И тогда исчезнувший было Африканец, вернулся вновь. Он заметно хмурился. Видно смешок, долетевший после убийства Гвоздя с дальнего конца царского стола и до святого, был в их деле лишним. И вообще показалось: осерчал Терентий! Даже чуть сгорбился с досады. Чтобы не огорчать себя видом святого, оттесняя боль книзу и в сторону, Терёха в поисках источника смеха оббежал внутренние свои пространства, принявшие в те минуты, вид нескончаемой полынной степи. Но смехотунчика взглядом не уцепил.
Тем временем, вдали, на краю этой полынной степи выкруглились два кургана. По краям курганов стояли светлокожие берберские пастухи в зелёных одеждах. Берберы держали в руках загнутые на концах пастушьи герлыги. Дробно блеяли овцы. Степь колыхалась. Полынь что-то пыталась на языке своём изъяснить.
Вдруг из мировых неясностей выставилось, а потом стало, как в кино, наплывать, возрастая и расширяясь над степью, огромное дерево. Рядом с ним – широченный пень.
Смешок треснул и просыпался сухим горохом ещё раз. Стало ясно: смеётся и потрескивает сам пень. И тогда Терентий Африканский, не пожалев своего бурнуса – или, скорей, своей белой ризы – на пень этот уселся. Смешок мигом лопнул. С облегчением выдохнув из себя воздух, Африканец сам себе посочувствовал:
– Из самого Карт-хадашта за мной это смеховместилище тащится.
– Что за смеховместилище такое?
– А бесёнок двуполый. «Полторы ноги» – черти-товарищи его прозвали. Хромает сильно. И чтоб недостаток телесный, посланный ему в виде хромоты, как-то восполнить – набивает с утра до вечера утробу свою трескучим смехом, а потом смех этот по горам, по долам разбрасывает…

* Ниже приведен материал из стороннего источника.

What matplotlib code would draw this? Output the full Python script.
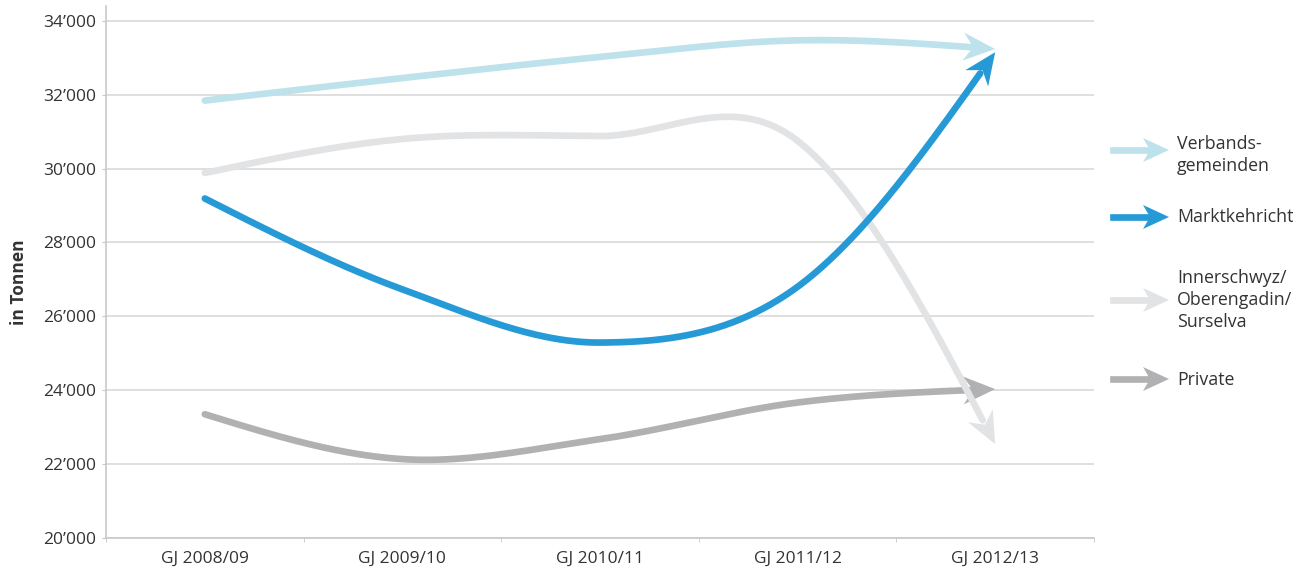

– Раз ты вернулся, позволь, и я мыслью назад убегу. Из твоего разговора, Африканец, выходит: шуты и на небе нужны. Сильно сомневаюсь я. Короче – не верю! Здесь, на земле наше дело, ещё, пожалуй, кой-кому нужно: через издёвку и посмеяние высшую правду в мозги обывателям, а иногда и власть имущим вколачивать. А ещё для того мы, трагические шуты, существуем – чтоб каждый из тех, кто нас на арене жизни заприметит, дотронулся в себе самом до ласкового дуралея внутри у него сидящего. С таким-то внутренним дуралеем несуразицы жизни откидывать от себя легче. И потом: отыскав в себе рычажок наивного дуралейства, любое из искусств, – оттолкнувшись как следует от всё того же дуралейства, – легче высоким сделать.
– Всё ваше искусство – шутовство. Впрочем, в хорошем, иногда даже в священнодейственном смысле.